One solar panel, multiple charge controllers?

Robert Seastrom rs at seastrom.com
Thu Mar 20 09:24:12 CDT 2014


Hi guys,

I'm trying to think through an engineering problem and would like to solicit some thoughts.

Living in the country as I do, there's a tendency to accumulate vehicles.  If you want them to start when bidden (particularly the diesel trucks with two 12v lead acid batteries in parallel so they can self-discharge through each other) it's a great idea to have them on a battery tender of some sort.

The current count of vehicles I'd like to support is three, and it's cost-prohibitive to run electricity over to where they're parked (at least until at some point in the distant future when I build a shop over there, at which point the whole discussion is moot).

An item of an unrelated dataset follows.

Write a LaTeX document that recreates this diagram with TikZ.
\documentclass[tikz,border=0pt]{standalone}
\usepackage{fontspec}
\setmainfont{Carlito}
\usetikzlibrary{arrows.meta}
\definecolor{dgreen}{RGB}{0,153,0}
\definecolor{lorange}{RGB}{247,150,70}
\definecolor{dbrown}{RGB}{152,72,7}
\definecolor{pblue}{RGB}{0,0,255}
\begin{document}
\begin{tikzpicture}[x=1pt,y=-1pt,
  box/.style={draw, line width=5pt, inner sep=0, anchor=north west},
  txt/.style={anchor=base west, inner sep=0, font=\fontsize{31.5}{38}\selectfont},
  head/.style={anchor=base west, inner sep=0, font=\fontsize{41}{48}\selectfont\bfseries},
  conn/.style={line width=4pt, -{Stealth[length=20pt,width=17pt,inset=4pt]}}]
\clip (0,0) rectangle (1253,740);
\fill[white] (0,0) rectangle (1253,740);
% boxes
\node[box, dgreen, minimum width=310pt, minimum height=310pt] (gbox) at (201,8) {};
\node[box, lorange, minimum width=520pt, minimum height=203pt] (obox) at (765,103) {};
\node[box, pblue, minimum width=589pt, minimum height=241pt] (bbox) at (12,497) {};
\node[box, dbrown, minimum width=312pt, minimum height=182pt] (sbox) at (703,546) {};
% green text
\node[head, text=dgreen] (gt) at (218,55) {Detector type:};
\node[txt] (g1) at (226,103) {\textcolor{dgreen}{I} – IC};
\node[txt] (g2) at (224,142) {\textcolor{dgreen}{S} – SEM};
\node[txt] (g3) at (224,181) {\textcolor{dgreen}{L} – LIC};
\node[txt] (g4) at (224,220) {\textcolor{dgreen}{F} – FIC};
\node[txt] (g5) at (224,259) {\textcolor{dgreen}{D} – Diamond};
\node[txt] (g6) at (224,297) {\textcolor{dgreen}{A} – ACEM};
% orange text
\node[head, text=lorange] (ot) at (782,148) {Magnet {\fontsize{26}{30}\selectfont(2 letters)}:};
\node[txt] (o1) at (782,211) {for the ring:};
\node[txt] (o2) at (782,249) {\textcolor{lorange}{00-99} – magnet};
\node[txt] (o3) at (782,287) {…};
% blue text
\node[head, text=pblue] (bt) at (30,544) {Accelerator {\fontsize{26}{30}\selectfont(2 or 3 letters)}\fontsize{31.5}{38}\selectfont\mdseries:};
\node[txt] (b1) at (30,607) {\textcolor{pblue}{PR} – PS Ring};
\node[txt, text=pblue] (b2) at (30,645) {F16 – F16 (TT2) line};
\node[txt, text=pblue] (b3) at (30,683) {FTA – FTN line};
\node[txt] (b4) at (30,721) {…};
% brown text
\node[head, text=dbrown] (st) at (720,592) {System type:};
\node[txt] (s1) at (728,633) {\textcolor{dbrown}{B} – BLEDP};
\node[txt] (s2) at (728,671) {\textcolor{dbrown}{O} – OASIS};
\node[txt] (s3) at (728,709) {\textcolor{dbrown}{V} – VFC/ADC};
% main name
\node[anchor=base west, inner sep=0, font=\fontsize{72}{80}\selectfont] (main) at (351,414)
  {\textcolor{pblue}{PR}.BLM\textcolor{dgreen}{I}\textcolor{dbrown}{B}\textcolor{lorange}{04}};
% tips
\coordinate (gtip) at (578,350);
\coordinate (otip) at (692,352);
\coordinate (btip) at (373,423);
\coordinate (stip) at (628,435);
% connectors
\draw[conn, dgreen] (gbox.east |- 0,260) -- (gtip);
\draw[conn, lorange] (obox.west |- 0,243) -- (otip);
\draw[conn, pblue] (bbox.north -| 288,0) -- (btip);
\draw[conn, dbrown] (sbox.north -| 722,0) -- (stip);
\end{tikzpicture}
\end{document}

Decent size solar panels, along the lines of a CS6P, are available for reasonable prices.  I have a post hole digger and can easily set a timber with a panel mount on top at an appropriate angle facing south.  Now the question is what to do with the output of the panel.

The panel in question is 37 volts open circuit and 30 volts optimal operating voltage, 250 watts.  That oughta be enough

I suspect that just having one single charge controller and paralleling two trucks with lead acid batteries and a trailer with a small gel cell that runs its lights isn't the swiftest idea.  Besides, theres i2r losses to consider when running tens of feet of 12v (maybe not that big a deal at battery-tender level amperages, but still).

Perhaps just fusing the panel output and running a drop to each vehicle and regulating it down with a charge controller (series type not shunt type obviously) on each vehicle would do the right thing...  but then I worry about what might be inside the regulator - here in the future with switching power supplies being the norm, several buck regulators on the output of one current source might end up fighting each other.  But maybe not a big deal if there was a decent sized cap across the solar panel?

Any thoughts on the right approach (optimally one that might involve maximum application of off-the-shelf components rather than from-scratch construction) would be greatly appreciated.